Just last night, Bruins head coach Jim Montgomery briefly interrupted Derek Lalonde's post-game presser to bid a friendly farewell—rapping on the glass of the Little Caesars Arena interview room with a cordial wave to a coach he's known since their days together in the USHL—after an acrimonious game between Montgomery's Bruins and Lalonde's Red Wings.
As a trip to the THN archives reveals, that level of kinship did not always exist in the NHL's coaching ranks.
The lead story from Volume Five, Issue Six of The Hockey News (dated November 10th, 1951) follows from the headline "Smythe Raps Wings For 'Kitty Bar Door' Hockey."
In the story, written by Bob Hesketh, it's revealed that Toronto Maple Leafs managing director Conn Smythe was less than impressed with the tactics of the Detroit Red Wings, under the coaching of Tommy Ivan.
Smythe told Toronto reporters that “Those Red Wings are the League’s greatest exponents of kitty-bar-the-door hockey.”
If like I did before doing a bit more research, you have little idea what the idiom "kitty-bar-the-door" is doing here, allow me to explain. Smythe believed that the Red Wings were overly passive and defensive in their approach to regular season games.
“In the playoffs,” Smythe is quoted as saying, “everybody back-checks like they have never back-checked before. But it’s the club that has the most players that can score goals when they get the chance that wins out. And the reason they can break out and score goals is that they’ve been practicing that in all the games all season. Look what Sid Smith did for the Leafs in the playoffs last season (seven goals) and what Maurice Richard did to the Red Wings in the semi-finals with those overtime goals. Detroit has a couple of pretty good artists who can break out and score but the rest of them are working back to their own net all the time. They don’t get the practice and when Stanley Cup time comes around, they haven’t the players to do it.”
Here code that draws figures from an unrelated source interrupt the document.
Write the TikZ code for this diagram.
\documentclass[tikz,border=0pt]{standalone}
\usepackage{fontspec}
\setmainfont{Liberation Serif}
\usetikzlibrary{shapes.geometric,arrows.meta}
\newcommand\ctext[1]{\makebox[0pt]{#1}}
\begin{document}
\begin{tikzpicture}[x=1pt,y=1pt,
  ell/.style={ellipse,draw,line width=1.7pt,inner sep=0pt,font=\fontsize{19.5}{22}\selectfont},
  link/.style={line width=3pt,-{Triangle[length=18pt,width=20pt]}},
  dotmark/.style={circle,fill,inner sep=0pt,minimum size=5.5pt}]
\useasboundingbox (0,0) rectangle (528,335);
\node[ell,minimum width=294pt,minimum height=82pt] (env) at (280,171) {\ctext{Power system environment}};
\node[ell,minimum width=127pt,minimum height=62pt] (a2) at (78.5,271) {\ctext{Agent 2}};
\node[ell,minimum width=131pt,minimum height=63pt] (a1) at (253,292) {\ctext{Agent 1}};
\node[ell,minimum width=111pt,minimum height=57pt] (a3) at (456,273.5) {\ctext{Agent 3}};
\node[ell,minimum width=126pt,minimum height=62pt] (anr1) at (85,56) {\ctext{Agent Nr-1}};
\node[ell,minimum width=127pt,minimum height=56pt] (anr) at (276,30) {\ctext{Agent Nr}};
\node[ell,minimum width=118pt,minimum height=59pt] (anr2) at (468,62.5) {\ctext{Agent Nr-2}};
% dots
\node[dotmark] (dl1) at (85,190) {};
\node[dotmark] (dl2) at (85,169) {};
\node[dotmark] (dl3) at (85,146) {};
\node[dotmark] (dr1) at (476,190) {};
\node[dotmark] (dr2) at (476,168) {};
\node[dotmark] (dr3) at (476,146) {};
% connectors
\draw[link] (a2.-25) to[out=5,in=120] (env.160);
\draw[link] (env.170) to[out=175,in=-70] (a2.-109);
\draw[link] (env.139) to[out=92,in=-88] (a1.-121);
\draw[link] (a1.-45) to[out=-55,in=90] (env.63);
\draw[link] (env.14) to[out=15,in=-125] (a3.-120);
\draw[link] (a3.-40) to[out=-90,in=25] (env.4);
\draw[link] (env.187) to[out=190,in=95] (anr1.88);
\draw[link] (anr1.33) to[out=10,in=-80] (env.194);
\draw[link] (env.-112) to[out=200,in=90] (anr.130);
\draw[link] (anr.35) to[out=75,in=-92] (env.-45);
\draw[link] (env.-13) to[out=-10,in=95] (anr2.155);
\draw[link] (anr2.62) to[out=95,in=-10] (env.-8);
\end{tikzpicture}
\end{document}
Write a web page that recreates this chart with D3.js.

“There is nothing wrong with, that kind of defensive hockey it you can get away with it,” concluded Smythe, “but it’s what I call kitty-bar-the-door hockey.”
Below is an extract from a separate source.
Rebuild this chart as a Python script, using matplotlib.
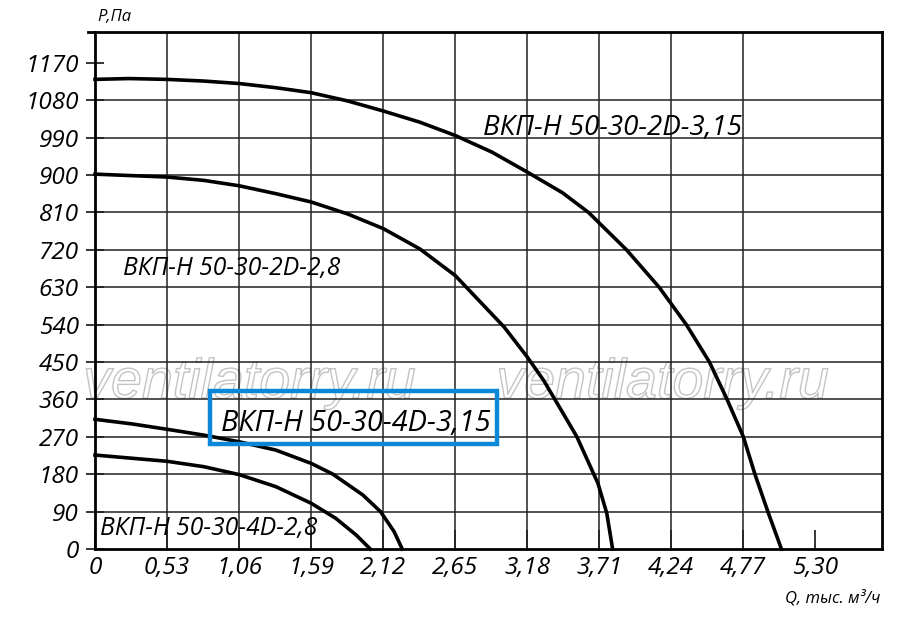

The article resolves itself with the line "Stand by for refutation from Detroit." On the ice, that refutation would come by season's end.
Ivan's Red Wings had the league's best record in the regular season (44-14-12), led the league in goals (215), and conceded less than any team in the league (133 goals against). A +81 goal differential was 51 goals better than the next best team (Montreal). The idea that Detroit was too defensive was further undermined by Gordie Howe leading the NHL in points (86) and goals (47).
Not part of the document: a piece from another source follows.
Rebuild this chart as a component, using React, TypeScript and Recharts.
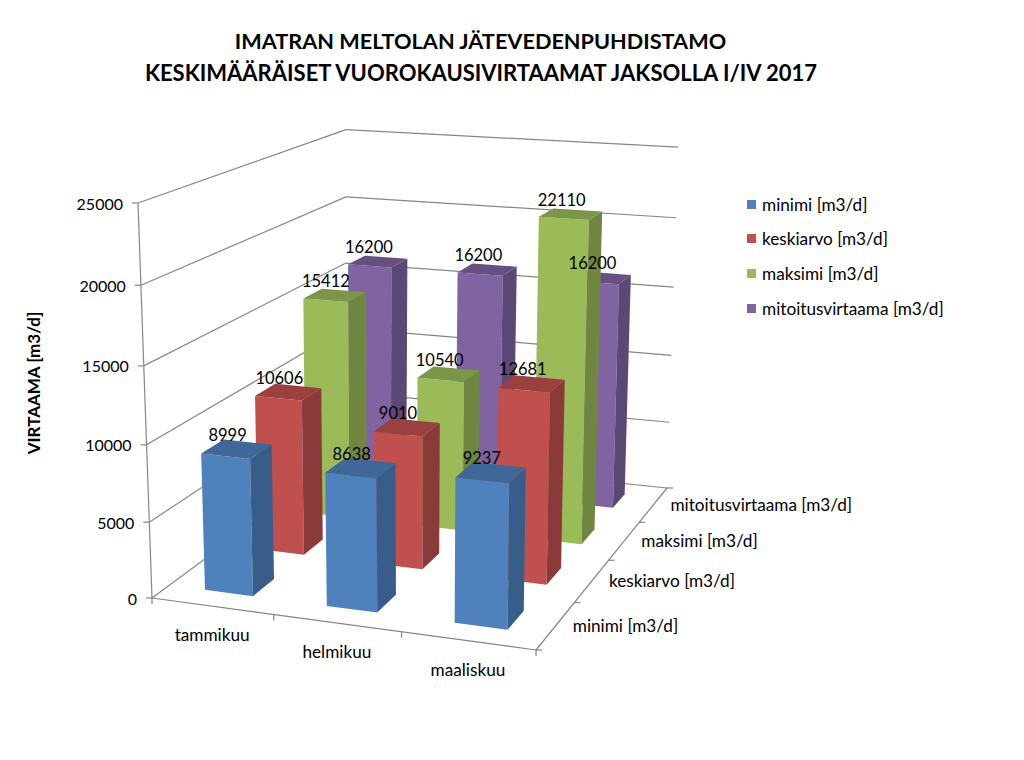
import React from "react";
import { BarChart, Bar, XAxis, YAxis, Legend } from "recharts";

const categories = ["tammikuu", "helmikuu", "maaliskuu"];
const seriesNames = [
  "minimi [m3/d]",
  "keskiarvo [m3/d]",
  "maksimi [m3/d]",
  "mitoitusvirtaama [m3/d]",
];
const minimi = [8999, 8638, 9237];
const keskiarvo = [10606, 9010, 12681];
const maksimi = [15412, 10540, 22110];
const mitoitus = [16200, 16200, 16200];
const seriesValues = [minimi, keskiarvo, maksimi, mitoitus];
const yTicks = [0, 5000, 10000, 15000, 20000, 25000];

// front, side, top
const seriesColors = [
  ["#4f81bd", "#385d8a", "#3f6797"],
  ["#c0504d", "#8a3a38", "#9a403e"],
  ["#9bbb59", "#6f8640", "#7c9647"],
  ["#8064a2", "#5b4874", "#665082"],
];

const tableData = categories.map((name, i) => {
  const row: Record<string, string | number> = { name };
  seriesNames.forEach((s, j) => {
    row[s] = seriesValues[j][i];
  });
  return row;
});

const WIDTH = 1024;
const HEIGHT = 760;
const PLOT_H = 530;
const Y_MAX = 25000;
const GRID = "#868686";
const FONT = "Lato, sans-serif";
const GAP = 0.3; // gap on each side of a bar inside its band, 150% gap width

// camera matrix, (u, v, w) inside the chart box -> page pixels
const project = (u: number, v: number, w: number): [number, number] => {
  const d = -0.07137 * u + 0.22539 * v - 0.05 * w + 1;
  const x = (345.75 * u + 271.98 * v - 20.9 * w + 152) / d;
  const y = (5.61 * u - 40.45 * v - 405.15 * w + 598) / d;
  // small correction, the matrix alone is a few px off at the upper back corners
  return [x + 3 * (1 - u) * v * w, y + 4 * u * w];
};

const poly = (pts: [number, number, number][]) =>
  pts.map((p) => project(p[0], p[1], p[2]).join(",")).join(" ");

const line = (a: [number, number, number], b: [number, number, number], key: string) => {
  const [x1, y1] = project(a[0], a[1], a[2]);
  const [x2, y2] = project(b[0], b[1], b[2]);
  return <line key={key} x1={x1} y1={y1} x2={x2} y2={y2} stroke={GRID} strokeWidth={1.2} />;
};

const tickMark = (a: [number, number, number], dx: number, dy: number, key: string) => {
  const [x, y] = project(a[0], a[1], a[2]);
  return <line key={key} x1={x} y1={y} x2={x + dx} y2={y + dy} stroke={GRID} strokeWidth={1.2} />;
};

const Box = () => (
  <g>
    {yTicks.map((t) => {
      const w = t / Y_MAX;
      return (
        <g key={t}>
          {line([0, 0, w], [0, 1, w], `l${t}`)}
          {line([0, 1, w], [1, 1, w], `b${t}`)}
          {tickMark([0, 0, w], -6, 0, `t${t}`)}
        </g>
      );
    })}
    {line([0, 0, 0], [0, 0, 1], "axis")}
    {line([0, 0, 0], [1, 0, 0], "front")}
    {line([1, 0, 0], [1, 1, 0], "side")}
    {[0, 1, 2, 3].map((i) => tickMark([i / 3, 0, 0], 0, 6, `x${i}`))}
    {[0, 1, 2, 3, 4].map((i) => tickMark([1, i / 4, 0], 6, 0, `z${i}`))}
    {seriesNames.map((s, i) => {
      const [x, y] = project(1, (i + 0.5) / 4, 0);
      return (
        <text key={s} x={x + 17} y={y + 1} dy={5.5} fontSize={17.2} fontFamily={FONT} fill="#000">
          {s}
        </text>
      );
    })}
  </g>
);

const makeBarShape = (s: number) => (props: any) => {
  const { index, height } = props;
  const w = height / PLOT_H;
  const u0 = (index + GAP) / 3;
  const u1 = (index + 1 - GAP) / 3;
  const v0 = (s + GAP) / 4;
  const v1 = (s + 1 - GAP) / 4;
  const [front, side, top] = seriesColors[s];
  return (
    <g>
      <polygon points={poly([[u0, v0, 0], [u1, v0, 0], [u1, v0, w], [u0, v0, w]])} fill={front} />
      <polygon points={poly([[u1, v0, 0], [u1, v1, 0], [u1, v1, w], [u1, v0, w]])} fill={side} />
      <polygon points={poly([[u0, v0, w], [u1, v0, w], [u1, v1, w], [u0, v1, w]])} fill={top} />
    </g>
  );
};

const makeLabelShape = (s: number) => (props: any) => {
  const { index, height, value } = props;
  const [x, y] = project((index + 0.5) / 3, (s + 0.5) / 4, height / PLOT_H);
  const shown = Array.isArray(value) ? value[1] : value;
  return (
    <text x={x - 9} y={y - 14} dy={5.5} textAnchor="middle" fontSize={16.5} fontFamily={FONT} fill="#000">
      {shown}
    </text>
  );
};

const XTick = ({ payload, index }: any) => {
  const [x, y] = project((index + 0.5) / 3, 0, 0);
  return (
    <text x={x} y={y + 29.5} dy={5.5} textAnchor="middle" fontSize={17.2} fontFamily={FONT} fill="#000">
      {payload.value}
    </text>
  );
};

const YTick = ({ payload }: any) => {
  const [x, y] = project(0, 0, payload.value / Y_MAX);
  return (
    <text x={x - 15} y={y + 1} dy={5.5} textAnchor="end" fontSize={16} fontFamily={FONT} fill="#000">
      {payload.value}
    </text>
  );
};

const LegendBox = () => (
  <div style={{ fontFamily: FONT, fontSize: 17.2, color: "#000" }}>
    {seriesNames.map((s, i) => (
      <div key={s} style={{ display: "flex", alignItems: "center", height: 34.6, whiteSpace: "nowrap" }}>
        <span style={{ width: 9, height: 9, marginRight: 6, background: seriesColors[i][0] }} />
        {s}
      </div>
    ))}
  </div>
);

const order = [3, 2, 1, 0];

export default function App() {
  return (
    <div style={{ position: "absolute", left: 0, top: 0 }}>
      <BarChart
        width={WIDTH}
        height={HEIGHT}
        data={tableData}
        margin={{ top: 100, right: 100, bottom: 100, left: 70 }}
      >
        <text x={480.5} y={49} textAnchor="middle" fontSize={21.7} fontWeight="bold" fontFamily={FONT} fill="#000">
          IMATRAN MELTOLAN JÄTEVEDENPUHDISTAMO
        </text>
        <text x={481} y={81} textAnchor="middle" fontSize={22} fontWeight="bold" fontFamily={FONT} fill="#000">
          KESKIMÄÄRÄISET VUOROKAUSIVIRTAAMAT JAKSOLLA I/IV 2017
        </text>
        <text
          x={0}
          y={0}
          transform="translate(40 383) rotate(-90)"
          textAnchor="middle"
          fontSize={17}
          fontWeight="bold"
          fontFamily={FONT}
          fill="#000"
        >
          VIRTAAMA [m3/d]
        </text>
        <Box />
        <XAxis dataKey="name" height={30} axisLine={false} tickLine={false} tick={<XTick />} interval={0} />
        <YAxis
          domain={[0, Y_MAX]}
          ticks={yTicks}
          width={30}
          axisLine={false}
          tickLine={false}
          tick={<YTick />}
        />
        {order.map((s) => (
          <Bar
            key={seriesNames[s]}
            dataKey={seriesNames[s]}
            isAnimationActive={false}
            shape={makeBarShape(s)}
          />
        ))}
        {order.map((s) => (
          <Bar
            key={`label-${seriesNames[s]}`}
            dataKey={seriesNames[s]}
            isAnimationActive={false}
            legendType="none"
            shape={makeLabelShape(s)}
          />
        ))}
        <Legend
          layout="vertical"
          align="right"
          verticalAlign="top"
          content={<LegendBox />}
          wrapperStyle={{ position: "absolute", left: 747, top: 187, width: 240, right: "auto", bottom: "auto" }}
        />
      </BarChart>
    </div>
  );
}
Meanwhile, Smythe's Maple Leafs scored 47 fewer goals than the Red Wings and finished 26 points back in the league table.
Whether or not their regular season could be characterized as "kitty bar the door hockey," Detroit disproved Smythe's theory that they were ill prepared for the playoffs. In the postseason, the Red Wings earned the fifth Stanley Cup in franchise history by sweeping the Montreal Canadiens.